Field commented, “Wastewater facilities are wonderful places to understand what humans consume and excrete.”
Preliminary results show that the technique can identify illegal drugs such as methamphetamine (‘meth’) and metabolites of cocaine and marijuana, along with legal drugs such as methadone and oxycodone.
Their research involves using common indicators, what are called biomarkers, to distinguish drugs excreted in human urine from other materials in sewage, such as agricultural and industrial runoff.
Part of their results showed that one (unidentified) city involved in gambling had five times the level of the illegal drug meth than other cities, while some cities in the central part of the United States showed little or no meth in their sewer systems.
Their test is so accurate that it can tell that many drugs are used more often on the weekends rather than the weekdays.
The one legal drug that was found most commonly throughout the United States—not surprisingly—was caffeine.
Besides Field, the other researchers in the study are Aurea Chiaia, Daniel Sudakin, and Caleb Banta-Green. Their results (“Determination of illicit drugs and biomarkers in raw municipal wastewater influent as a tool for drug epidemiology”) will be presented at the Tuesday, August 21, 2007 national meeting of the American Chemical Society in Boston, Massachusetts, United States.
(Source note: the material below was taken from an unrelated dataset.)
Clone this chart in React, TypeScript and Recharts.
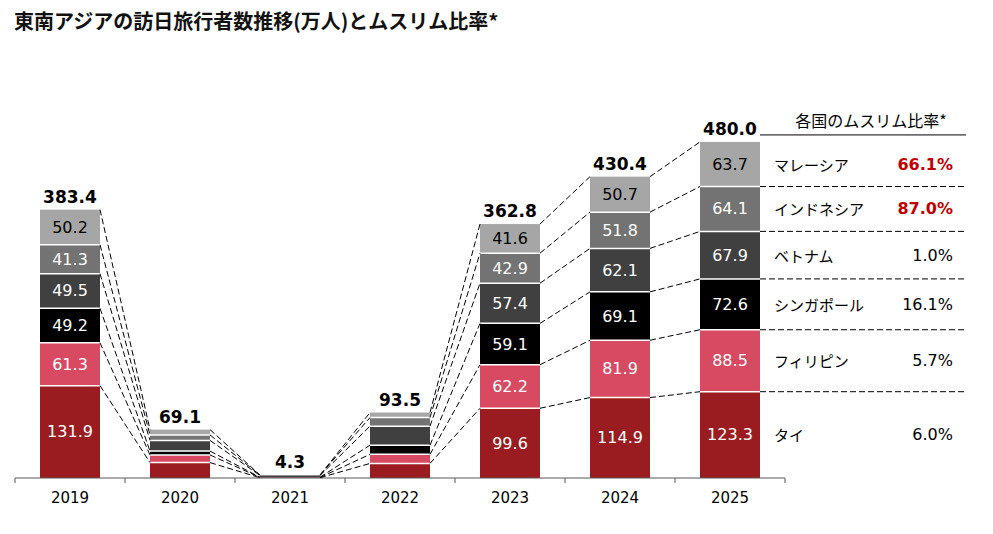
import React from 'react';
import { BarChart, Bar, XAxis, YAxis, LabelList } from 'recharts';

const years = ['2019', '2020', '2021', '2022', '2023', '2024', '2025'];

// 万人, listed from the bottom of each stack to the top
const thailand = [131.9, 22.0, 0.4, 20.8, 99.6, 114.9, 123.3];
const philippines = [61.3, 10.9, 0.4, 13.0, 62.2, 81.9, 88.5];
const singapore = [49.2, 5.5, 0.3, 13.1, 59.1, 69.1, 72.6];
const vietnam = [49.5, 15.3, 2.5, 27.1, 57.4, 62.1, 67.9];
const indonesia = [41.3, 7.8, 0.5, 12.4, 42.9, 51.8, 64.1];
const malaysia = [50.2, 7.6, 0.2, 7.1, 41.6, 50.7, 63.7];

const totals = ['383.4', '69.1', '4.3', '93.5', '362.8', '430.4', '480.0'];

const countryNames = ['タイ', 'フィリピン', 'シンガポール', 'ベトナム', 'インドネシア', 'マレーシア'];
const muslimRatios = ['6.0%', '5.7%', '16.1%', '1.0%', '87.0%', '66.1%'];

const seriesKeys = ['thailand', 'philippines', 'singapore', 'vietnam', 'indonesia', 'malaysia'];
const seriesValues = [thailand, philippines, singapore, vietnam, indonesia, malaysia];

const fills = ['#9B1C20', '#D84A62', '#000000', '#404040', '#737373', '#A6A6A6'];
const valueColors = ['#fff', '#fff', '#fff', '#fff', '#fff', '#000'];
const ratioHighlight = [false, false, false, false, true, true];

const NUM_FONT = '"DejaVu Sans", Verdana, sans-serif';
const JP_FONT = '"Noto Sans CJK JP", "Noto Sans", sans-serif';
const TABLE_WIDTH = 206;
const TICK_MARGIN = 15;
const AXIS_COLOR = '#595959';

const data = years.map((year, i) => {
  const row: Record<string, string | number> = { year };
  seriesKeys.forEach((key, s) => {
    row[key] = seriesValues[s][i];
  });
  return row;
});

const lastIndex = years.length - 1;
const topSeries = seriesKeys.length - 1;

// segment rectangle with a white gap drawn on its lower edge
const makeSegmentShape = (s: number) => (props: any) => {
  let { x, y, width, height } = props;
  if (height < 0) {
    y += height;
    height = -height;
  }
  return (
    <g>
      <rect x={x} y={y} width={width} height={height} fill={fills[s]} />
      {s > 0 && height >= 2 && (
        <line x1={x} x2={x + width} y1={y + height} y2={y + height} stroke="#fff" strokeWidth={1.5} />
      )}
    </g>
  );
};

// value text, dashed links to the next year, totals and the ratio table beside 2025
const makeSegmentLabel = (s: number) => {
  let prev: { x: number; y: number; w: number } | null = null;
  return (props: any) => {
    const vb = props.viewBox ?? props;
    const x = Number(vb.x);
    let y = Number(vb.y);
    const w = Number(vb.width);
    let h = Number(vb.height);
    if (h < 0) {
      y += h;
      h = -h;
    }
    const i = Number(props.index);
    if (i === 0) prev = null;
    const from = prev;
    prev = { x, y, w };

    const right = x + w;
    return (
      <g>
        {from && (
          <line
            x1={from.x + from.w}
            y1={from.y}
            x2={x}
            y2={y}
            stroke="#000"
            strokeWidth={1}
            strokeDasharray="6 3"
          />
        )}
        {h >= 24 && (
          <text
            x={x + w / 2}
            y={y + h / 2}
            textAnchor="middle"
            dominantBaseline="central"
            fontFamily={NUM_FONT}
            fontSize={16}
            fill={valueColors[s]}
          >
            {seriesValues[s][i].toFixed(1)}
          </text>
        )}
        {s === topSeries && (
          <text
            x={x + w / 2}
            y={y - 7}
            textAnchor="middle"
            fontFamily={NUM_FONT}
            fontWeight="bold"
            fontSize={17}
            fill="#000"
          >
            {totals[i]}
          </text>
        )}
        {i === lastIndex && (
          <g>
            {s !== topSeries && (
              <line
                x1={right}
                x2={right + TABLE_WIDTH}
                y1={y}
                y2={y}
                stroke="#000"
                strokeWidth={1}
                strokeDasharray="6 3"
              />
            )}
            <text
              x={right + 14}
              y={y + h / 2}
              dominantBaseline="central"
              fontFamily={JP_FONT}
              fontSize={15}
              fill="#000"
            >
              {countryNames[s]}
            </text>
            <text
              x={right + 193}
              y={y + h / 2}
              textAnchor="end"
              dominantBaseline="central"
              fontFamily={NUM_FONT}
              fontSize={16}
              fontWeight={ratioHighlight[s] ? 'bold' : 'normal'}
              fill={ratioHighlight[s] ? '#C00000' : '#000'}
            >
              {muslimRatios[s]}
            </text>
            {s === topSeries && (
              <g>
                <line x1={right} x2={right + TABLE_WIDTH} y1={y - 7} y2={y - 7} stroke="#000" strokeWidth={1} />
                <text
                  x={right + 111}
                  y={y - 15}
                  textAnchor="middle"
                  fontFamily={JP_FONT}
                  fontSize={16}
                  fill="#000"
                >
                  各国のムスリム比率*
                </text>
              </g>
            )}
          </g>
        )}
      </g>
    );
  };
};

const segmentShapes = seriesKeys.map((_, s) => makeSegmentShape(s));
const segmentLabels = seriesKeys.map((_, s) => makeSegmentLabel(s));

// year label plus tick marks on the category boundaries
const YearTick = (props: any) => {
  const { x, y, payload, index, visibleTicksCount, width } = props;
  const band = Number(width) / Number(visibleTicksCount);
  const axisY = y - TICK_MARGIN;
  return (
    <g>
      <line x1={x - band / 2} x2={x - band / 2} y1={axisY} y2={axisY + 5} stroke={AXIS_COLOR} />
      {index === visibleTicksCount - 1 && (
        <line x1={x + band / 2} x2={x + band / 2} y1={axisY} y2={axisY + 5} stroke={AXIS_COLOR} />
      )}
      <text
        x={x}
        y={axisY + 20}
        textAnchor="middle"
        dominantBaseline="central"
        fontFamily={NUM_FONT}
        fontSize={15}
        fill="#000"
      >
        {payload.value}
      </text>
    </g>
  );
};

const App: React.FC = () => {
  return (
    <div style={{ position: 'relative', width: 993, height: 534, marginLeft: -8, marginTop: -8, background: '#fff' }}>
      <div
        style={{
          position: 'absolute',
          left: 14,
          top: 11,
          fontFamily: JP_FONT,
          fontWeight: 'bold',
          fontSize: 20,
          lineHeight: '20px',
          color: '#111',
          whiteSpace: 'nowrap',
        }}
      >
        東南アジアの訪日旅行者数推移(万人)とムスリム比率*
      </div>
      <BarChart
        width={993}
        height={534}
        data={data}
        margin={{ top: 128, right: 208, left: 15, bottom: 26 }}
      >
        <XAxis
          dataKey="year"
          axisLine={{ stroke: AXIS_COLOR }}
          tickLine={false}
          tickSize={0}
          tickMargin={TICK_MARGIN}
          height={30}
          interval={0}
          tick={YearTick}
        />
        <YAxis hide domain={[0, 500]} />
        {seriesKeys.map((key, s) => (
          <Bar
            key={key}
            dataKey={key}
            name={countryNames[s]}
            stackId="visitors"
            barSize={60}
            fill={fills[s]}
            shape={segmentShapes[s]}
            isAnimationActive={false}
          >
            <LabelList dataKey={key} content={segmentLabels[s]} />
          </Bar>
        ))}
      </BarChart>
    </div>
  );
};

export default App;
The abstract of the paper states: "The synthesis and abuse of illicit drugs is a widespread public health problem. Current techniques in drug-use epidemiology are limited by time lags, poor geographic resolution, substantial under-reporting bias, and an over reliance on morbidity and mortality data. To address these limitations, we have initiated a program that links analytical measurements for illicit drugs, key metabolites and precursors with population indicators including residents served by sewer districts as well as human population biomarkers. A sensitive and selective analytical method based on large-volume injection and liquid chromatography/tandem mass spectrometry was developed to quantify abuse drugs and human biomarkers in raw sewage influents with a goal of obtaining high throughput and accuracy. Illicit drugs, metabolites, and precursor concentrations measured in 24 hr flow-normalized composites of raw influents from municipal wastewater treatment plants are normalized against population indicators for use as a low-cost tool to estimate community burdens of illicit drugs."
The researchers hope that their new test will assist law enforcement officials in their ability to track the distribution and use of dangerous drugs throughout the United States. Federal law enforcement agencies have already shown interest in the study.